Provenance
Provenance is verifiable metadata about an artifact's source and build, letting consumers trace and trust where software came from.
Provenance is the recorded, verifiable history of a software artifact: what source it was built from, which build system produced it, and what inputs went into it. Captured as a signed attestation, provenance lets a consumer answer "where did this come from?" with evidence rather than trust.
How It Works
Build systems emit provenance as an attestation bound to the artifact's digest. It typically names the builder identity, the source repository and commit, and the materials (inputs) consumed during the build. The statement is signed — with a managed key or keylessly against a public transparency log — so it cannot be forged or altered after the fact.

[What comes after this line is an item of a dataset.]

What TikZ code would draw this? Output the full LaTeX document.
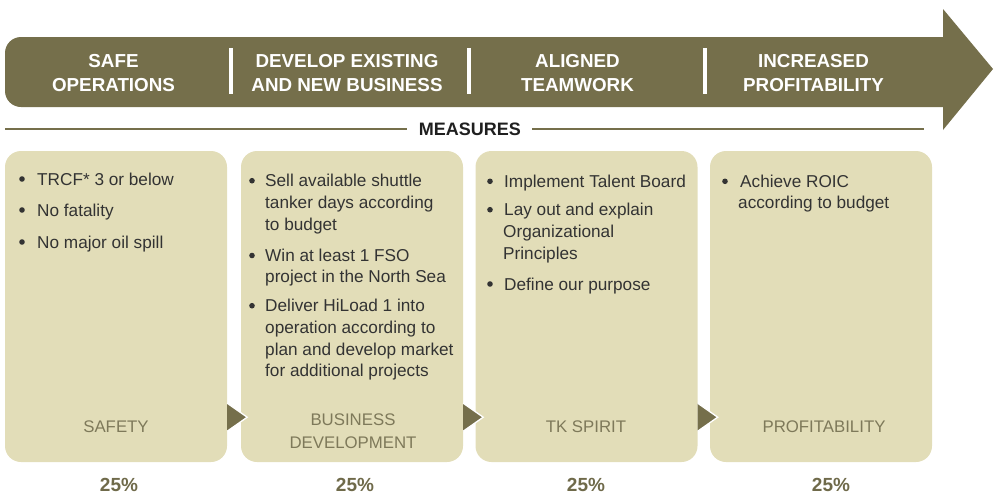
\documentclass[tikz,border=0pt]{standalone}
\usepackage{fontspec}
\setmainfont{Liberation Sans}
\usetikzlibrary{calc}
\definecolor{olivebar}{HTML}{756F4B}
\definecolor{boxfill}{HTML}{E2DDB8}
\definecolor{bodytext}{HTML}{333333}
\definecolor{labeltext}{HTML}{7E795A}
\definecolor{pcttext}{HTML}{6F6A4A}
\tikzset{
  x=1pt, y=-1pt,
  measbox/.style={fill=boxfill, rounded corners=16pt, minimum width=222pt, minimum height=311pt, inner sep=0pt, draw=none},
  head/.style={text=white, font=\fontsize{18.8}{24}\selectfont\bfseries, anchor=base, inner sep=0pt},
  body/.style={text=bodytext, font=\fontsize{17.2}{21.7}\selectfont, anchor=base west, inner sep=0pt},
  bul/.style={circle, fill=bodytext, minimum size=5.6pt, inner sep=0pt, yshift=6pt},
  lab/.style={text=labeltext, font=\fontsize{16.8}{21.7}\selectfont, anchor=base, inner sep=0pt},
  pct/.style={text=pcttext, font=\fontsize{19}{22}\selectfont\bfseries, anchor=base, inner sep=0pt},
  divider/.style={draw=white, line width=4pt},
  rule/.style={draw=olivebar, line width=2pt},
  tri/.style={fill=olivebar},
  triedge/.style={draw=white, line width=1.3pt}
}
\begin{document}
\begin{tikzpicture}
\useasboundingbox (0,0) rectangle (999,493);
% big arrow
\fill[olivebar] (600,37) [rounded corners=16pt] -- (5,37) -- (5,107) -- (600,107) [sharp corners] -- (943,107) -- (943,130) -- (993,69) -- (943,9) -- (943,37) -- cycle;
% dividers
\coordinate (d1t) at (231,48); \coordinate (d1b) at (231,94);
\coordinate (d2t) at (469,48); \coordinate (d2b) at (469,94);
\coordinate (d3t) at (705,48); \coordinate (d3b) at (705,94);
\draw[divider] (d1t) -- (d1b);
\draw[divider] (d2t) -- (d2b);
\draw[divider] (d3t) -- (d3b);
% headings
\node[head] (h1a) at (113.5,67) {SAFE};
\node[head] (h1b) at (113.5,91) {OPERATIONS};
\node[head] (h2a) at (347,67) {DEVELOP EXISTING};
\node[head] (h2b) at (347,91) {AND NEW BUSINESS};
\node[head] (h3a) at (577.5,67) {ALIGNED};
\node[head] (h3b) at (577.5,91) {TEAMWORK};
\node[head] (h4a) at (813.5,67) {INCREASED};
\node[head] (h4b) at (813.5,91) {PROFITABILITY};
% measures rule
\node[text=black!88, font=\fontsize{18}{22}\selectfont\bfseries, anchor=base, inner sep=0pt] (meas) at (470,135.7) {MEASURES};
\coordinate (rl) at (5,129); \coordinate (rle) at (407,129);
\coordinate (rrs) at (532,129); \coordinate (rr) at (924,129);
\draw[rule] (rl) -- (rle);
\draw[rule] (rrs) -- (rr);
% boxes
\node[measbox] (b1) at (116,306.5) {};
\node[measbox] (b2) at (352,306.5) {};
\node[measbox] (b3) at (586.5,306.5) {};
\node[measbox] (b4) at (821,306.5) {};
% triangles between boxes
\foreach \b in {b1,b2,b3}{
  \coordinate (\b-t1) at ($(\b.south east)+(0,-59)$);
  \coordinate (\b-t2) at ($(\b.south east)+(20,-45)$);
  \coordinate (\b-t3) at ($(\b.south east)+(0,-31)$);
  \fill[tri] (\b-t1) -- (\b-t2) -- (\b-t3) -- cycle;
  \draw[triedge] (\b-t1) -- (\b-t2) -- (\b-t3);
}
% box 1 text
\node[bul] (b1i1) at (22,185) {};
\node[body] (b1l1) at (37,185) {TRCF* 3 or below};
\node[bul] (b1i2) at (22,216) {};
\node[body] (b1l2) at (37,216) {No fatality};
\node[bul] (b1i3) at (22,248) {};
\node[body] (b1l3) at (37,248) {No major oil spill};
% box 2 text
\node[bul] (b2i1) at (252,186.7) {};
\node[body] (b2l1) at (265,186.7) {Sell available shuttle};
\node[body] (b2l2) at (265,208.5) {tanker days according};
\node[body] (b2l3) at (265,230) {to budget};
\node[bul] (b2i2) at (252,261.5) {};
\node[body] (b2l4) at (265,261.5) {Win at least 1 FSO};
\node[body] (b2l5) at (265,282.5) {project in the North Sea};
\node[bul] (b2i3) at (252,311.7) {};
\node[body] (b2l6) at (265,311.7) {Deliver HiLoad 1 into};
\node[body] (b2l7) at (265,333.5) {operation according to};
\node[body] (b2l8) at (265,355) {plan and develop market};
\node[body] (b2l9) at (265,376.7) {for additional projects};
% box 3 text
\node[bul] (b3i1) at (490,187.3) {};
\node[body] (b3l1) at (504,187.3) {Implement Talent Board};
\node[bul] (b3i2) at (490,215.7) {};
\node[body] (b3l2) at (504,215.7) {Lay out and explain};
\node[body] (b3l3) at (503,237.7) {Organizational};
\node[body] (b3l4) at (503,259) {Principles};
\node[bul] (b3i3) at (490,290) {};
\node[body] (b3l5) at (504,290) {Define our purpose};
% box 4 text
\node[bul] (b4i1) at (725,187.3) {};
\node[body] (b4l1) at (740,187.3) {Achieve ROIC};
\node[body] (b4l2) at (738,208.3) {according to budget};
% bottom labels
\node[lab] (lab1) at (116,432.7) {SAFETY};
\node[lab] (lab2a) at (353,425) {BUSINESS};
\node[lab] (lab2b) at (353,448.3) {DEVELOPMENT};
\node[lab] (lab3) at (586,432.7) {TK SPIRIT};
\node[lab] (lab4) at (824,432.7) {PROFITABILITY};
% percentages
\node[pct] (p1) at (119,491) {25\%};
\node[pct] (p2) at (355,491) {25\%};
\node[pct] (p3) at (586,491) {25\%};
\node[pct] (p4) at (831,491) {25\%};
\end{tikzpicture}
\end{document}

A verifier checks the signature and the recorded identity against a policy: it accepts provenance only from an expected builder and source. The SLSA framework grades how complete and tamper-resistant this provenance is, from a basic signed statement up to hardened, non-falsifiable build records.
Why It Matters
Most supply-chain attacks work by slipping a malicious change into the build or distribution path. Provenance closes that gap: if the artifact you received doesn't carry provenance from the builder and source you expect, you don't run it. It turns "we think this came from our pipeline" into a checkable fact, which is why regulators and enterprise buyers increasingly ask for it.
Related Terms
Provenance is delivered as an attestation, graded by SLSA, often shipped alongside an SBOM, and is a core control of supply-chain security.